Remember, I'd done consulting at Xerox, Chase Manhattan Bank, and lots of other big McKinsey clients with lots of big bureaucracy. Bob and I went to HP headquarters, which was then an astonishingly unimposing building on Page Mill Road in Palo Alto. When we arrived at the office, we asked to see John Young. Fine, said the person at the front desk. He's in there. Turn right. No cards to sign, no IDs to wear. Just go in there. We went in, and there was John, sitting in a cubicle that he shared with his secretary. It was all of 10 feet by 10 feet. He was in his shirtsleeves -- which may sound like no big deal in the post-dotcom, T-shirt world of 2001, but in 1977 was a stunning comment on how the place felt and worked. He was preaching MBWA: management by wandering around. It was anthropology, not statistical analysis! I remember thinking, This doesn't look right. It certainly doesn't look normal. After visiting John Young, I went to see Tait Elder at 3M and Rene McPherson at Dana Corp. These were business leaders who were operating from a fundamentally different playbook.
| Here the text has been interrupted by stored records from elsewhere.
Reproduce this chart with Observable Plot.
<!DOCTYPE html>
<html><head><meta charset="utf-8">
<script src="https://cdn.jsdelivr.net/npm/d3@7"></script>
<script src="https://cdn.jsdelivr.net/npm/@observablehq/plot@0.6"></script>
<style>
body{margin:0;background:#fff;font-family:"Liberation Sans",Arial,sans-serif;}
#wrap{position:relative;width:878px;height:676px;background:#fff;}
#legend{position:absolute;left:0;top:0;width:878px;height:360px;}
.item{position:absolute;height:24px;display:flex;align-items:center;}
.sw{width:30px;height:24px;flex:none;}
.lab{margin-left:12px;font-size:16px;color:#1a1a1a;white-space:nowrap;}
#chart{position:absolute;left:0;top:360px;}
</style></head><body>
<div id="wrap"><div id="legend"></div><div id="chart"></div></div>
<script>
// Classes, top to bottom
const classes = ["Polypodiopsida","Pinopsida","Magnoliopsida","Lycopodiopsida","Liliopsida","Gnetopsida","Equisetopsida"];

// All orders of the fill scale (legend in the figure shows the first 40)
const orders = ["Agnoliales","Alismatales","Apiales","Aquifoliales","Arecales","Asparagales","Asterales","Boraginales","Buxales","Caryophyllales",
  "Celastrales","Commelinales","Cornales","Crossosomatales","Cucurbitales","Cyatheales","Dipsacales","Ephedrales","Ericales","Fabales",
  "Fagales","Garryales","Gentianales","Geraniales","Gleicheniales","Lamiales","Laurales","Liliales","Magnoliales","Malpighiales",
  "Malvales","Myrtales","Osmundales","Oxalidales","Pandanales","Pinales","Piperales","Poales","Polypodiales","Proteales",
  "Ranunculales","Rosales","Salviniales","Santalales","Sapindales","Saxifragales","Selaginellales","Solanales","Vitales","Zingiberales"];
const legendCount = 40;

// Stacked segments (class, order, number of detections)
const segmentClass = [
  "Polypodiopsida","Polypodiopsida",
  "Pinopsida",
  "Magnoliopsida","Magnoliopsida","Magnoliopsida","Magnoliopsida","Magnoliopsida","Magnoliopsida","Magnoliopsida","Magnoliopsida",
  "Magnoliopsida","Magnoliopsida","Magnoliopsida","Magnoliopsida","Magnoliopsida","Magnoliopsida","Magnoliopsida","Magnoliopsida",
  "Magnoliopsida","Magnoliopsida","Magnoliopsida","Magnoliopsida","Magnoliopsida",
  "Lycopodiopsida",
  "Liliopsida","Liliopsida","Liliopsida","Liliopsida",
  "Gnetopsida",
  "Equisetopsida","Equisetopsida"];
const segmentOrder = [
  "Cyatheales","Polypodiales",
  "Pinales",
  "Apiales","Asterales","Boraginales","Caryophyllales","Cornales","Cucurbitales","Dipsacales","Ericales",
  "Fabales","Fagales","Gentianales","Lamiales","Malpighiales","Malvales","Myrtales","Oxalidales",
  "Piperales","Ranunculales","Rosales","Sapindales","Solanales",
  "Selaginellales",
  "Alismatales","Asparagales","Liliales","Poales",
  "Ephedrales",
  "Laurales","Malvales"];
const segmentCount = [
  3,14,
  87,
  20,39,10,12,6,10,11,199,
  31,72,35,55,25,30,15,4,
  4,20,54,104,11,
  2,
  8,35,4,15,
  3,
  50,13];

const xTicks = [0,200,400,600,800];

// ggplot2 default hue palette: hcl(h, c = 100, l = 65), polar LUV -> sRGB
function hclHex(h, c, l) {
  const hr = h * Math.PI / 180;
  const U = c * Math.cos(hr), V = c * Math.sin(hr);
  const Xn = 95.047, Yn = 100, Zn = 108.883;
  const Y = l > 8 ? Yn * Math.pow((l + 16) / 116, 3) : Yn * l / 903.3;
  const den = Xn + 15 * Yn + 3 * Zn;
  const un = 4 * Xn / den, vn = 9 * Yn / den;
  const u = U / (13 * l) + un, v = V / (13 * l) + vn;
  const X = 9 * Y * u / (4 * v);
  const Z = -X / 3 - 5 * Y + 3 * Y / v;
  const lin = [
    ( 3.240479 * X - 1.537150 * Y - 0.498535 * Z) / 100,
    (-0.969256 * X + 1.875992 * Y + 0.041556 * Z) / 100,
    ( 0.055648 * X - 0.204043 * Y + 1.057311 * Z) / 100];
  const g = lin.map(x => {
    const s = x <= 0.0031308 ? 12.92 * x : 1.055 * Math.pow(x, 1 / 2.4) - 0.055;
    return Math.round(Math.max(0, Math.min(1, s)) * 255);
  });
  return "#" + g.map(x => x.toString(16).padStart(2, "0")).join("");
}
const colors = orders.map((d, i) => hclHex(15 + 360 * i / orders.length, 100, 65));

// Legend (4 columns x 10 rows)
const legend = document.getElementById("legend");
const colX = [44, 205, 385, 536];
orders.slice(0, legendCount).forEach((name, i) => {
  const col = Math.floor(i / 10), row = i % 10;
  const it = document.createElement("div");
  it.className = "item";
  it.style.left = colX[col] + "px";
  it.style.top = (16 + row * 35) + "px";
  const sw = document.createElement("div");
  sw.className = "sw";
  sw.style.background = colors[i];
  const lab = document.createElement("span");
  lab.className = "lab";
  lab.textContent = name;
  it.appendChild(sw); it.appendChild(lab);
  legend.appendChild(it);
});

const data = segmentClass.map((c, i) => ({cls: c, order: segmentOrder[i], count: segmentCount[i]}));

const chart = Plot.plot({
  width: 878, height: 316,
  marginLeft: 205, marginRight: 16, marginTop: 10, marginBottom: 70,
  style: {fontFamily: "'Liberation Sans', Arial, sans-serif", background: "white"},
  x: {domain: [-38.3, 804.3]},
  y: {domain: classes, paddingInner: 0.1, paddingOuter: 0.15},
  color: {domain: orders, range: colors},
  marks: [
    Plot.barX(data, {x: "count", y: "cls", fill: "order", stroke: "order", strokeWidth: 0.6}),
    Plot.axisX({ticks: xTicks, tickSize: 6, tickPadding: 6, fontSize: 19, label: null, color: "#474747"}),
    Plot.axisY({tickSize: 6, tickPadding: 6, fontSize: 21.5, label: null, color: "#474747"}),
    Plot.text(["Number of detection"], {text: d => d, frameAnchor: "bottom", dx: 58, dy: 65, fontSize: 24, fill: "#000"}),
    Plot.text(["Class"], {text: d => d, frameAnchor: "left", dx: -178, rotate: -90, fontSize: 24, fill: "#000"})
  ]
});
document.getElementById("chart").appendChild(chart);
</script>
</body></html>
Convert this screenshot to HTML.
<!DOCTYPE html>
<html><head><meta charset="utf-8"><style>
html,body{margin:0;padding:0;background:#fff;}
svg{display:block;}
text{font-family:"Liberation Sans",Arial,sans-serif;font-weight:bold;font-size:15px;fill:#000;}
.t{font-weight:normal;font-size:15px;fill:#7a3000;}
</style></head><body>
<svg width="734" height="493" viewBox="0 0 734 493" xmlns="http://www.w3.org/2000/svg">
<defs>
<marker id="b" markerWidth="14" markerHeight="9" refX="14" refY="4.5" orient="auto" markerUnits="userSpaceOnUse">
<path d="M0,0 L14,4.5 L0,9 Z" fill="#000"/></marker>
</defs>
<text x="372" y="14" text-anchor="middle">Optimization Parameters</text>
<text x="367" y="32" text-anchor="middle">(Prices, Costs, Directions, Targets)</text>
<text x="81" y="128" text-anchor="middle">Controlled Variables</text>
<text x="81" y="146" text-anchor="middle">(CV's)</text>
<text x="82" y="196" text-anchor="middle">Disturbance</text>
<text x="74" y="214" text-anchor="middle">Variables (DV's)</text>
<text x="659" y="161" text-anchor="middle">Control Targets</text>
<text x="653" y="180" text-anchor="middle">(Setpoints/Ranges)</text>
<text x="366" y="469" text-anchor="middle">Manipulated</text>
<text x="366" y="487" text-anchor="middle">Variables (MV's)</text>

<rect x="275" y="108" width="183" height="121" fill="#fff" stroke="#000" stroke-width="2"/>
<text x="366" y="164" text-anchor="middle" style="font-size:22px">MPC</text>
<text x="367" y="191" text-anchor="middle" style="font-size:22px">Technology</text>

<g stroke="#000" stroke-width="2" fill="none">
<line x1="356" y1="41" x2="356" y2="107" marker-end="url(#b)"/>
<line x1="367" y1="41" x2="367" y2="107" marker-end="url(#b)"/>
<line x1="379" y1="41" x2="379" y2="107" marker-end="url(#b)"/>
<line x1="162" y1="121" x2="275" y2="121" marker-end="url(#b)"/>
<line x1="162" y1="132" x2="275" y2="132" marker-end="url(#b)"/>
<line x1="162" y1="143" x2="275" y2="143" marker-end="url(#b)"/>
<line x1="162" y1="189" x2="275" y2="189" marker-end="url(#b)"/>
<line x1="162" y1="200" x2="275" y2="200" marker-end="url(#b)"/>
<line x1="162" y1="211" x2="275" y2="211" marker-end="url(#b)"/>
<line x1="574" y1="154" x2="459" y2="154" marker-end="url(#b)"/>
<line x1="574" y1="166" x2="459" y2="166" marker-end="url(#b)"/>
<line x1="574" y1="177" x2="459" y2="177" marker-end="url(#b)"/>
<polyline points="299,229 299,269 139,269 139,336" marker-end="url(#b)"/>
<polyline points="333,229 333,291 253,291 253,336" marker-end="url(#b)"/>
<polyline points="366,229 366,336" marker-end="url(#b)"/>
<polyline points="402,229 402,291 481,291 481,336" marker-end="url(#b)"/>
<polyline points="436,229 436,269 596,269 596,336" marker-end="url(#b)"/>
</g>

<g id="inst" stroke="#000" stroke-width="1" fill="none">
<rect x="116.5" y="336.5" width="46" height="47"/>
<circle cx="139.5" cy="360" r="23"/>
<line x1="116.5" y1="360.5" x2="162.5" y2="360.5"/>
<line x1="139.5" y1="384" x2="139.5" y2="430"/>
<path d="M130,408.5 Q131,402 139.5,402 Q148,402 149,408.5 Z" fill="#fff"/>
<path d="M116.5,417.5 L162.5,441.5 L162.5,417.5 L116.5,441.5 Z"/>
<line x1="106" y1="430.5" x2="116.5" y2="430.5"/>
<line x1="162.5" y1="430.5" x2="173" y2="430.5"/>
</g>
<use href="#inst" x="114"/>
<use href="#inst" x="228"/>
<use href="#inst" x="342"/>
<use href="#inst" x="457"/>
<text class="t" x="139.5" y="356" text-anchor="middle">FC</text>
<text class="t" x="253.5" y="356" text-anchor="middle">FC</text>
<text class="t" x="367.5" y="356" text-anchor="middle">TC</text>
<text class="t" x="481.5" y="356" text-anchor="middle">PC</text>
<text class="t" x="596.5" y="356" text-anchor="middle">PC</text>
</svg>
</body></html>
You could boil all of Search down to three words: People. Customers. Action. That was about as far as you could get from the prevailing wisdom of the time, which you could also boil down to three words: Numbers. Bureaucracy. Control. And you could boil all of Search down to one idea: Soft is hard. Up until then, everybody assumed that hard was hard. "Hard" numbers told you everything that you needed to know about dealing with hard assets, such as factories, machinery, and buildings. But Search said that everything soft is hard. People, customers, and relationships -- they make up all of the soft stuff that determines what really gets accomplished and how well it gets done. It turned out to be a revolutionary message.

How did we get away with it? We got away with it because Bob Waterman and I wore dark McKinsey suits with skinny McKinsey ties and spoke proper McKinsey consulting business-speak. Search is a McKinsey-looking book. It has a black cover with a conservative white typeface. Our message was revolutionary, but our credentials and our look were traditional.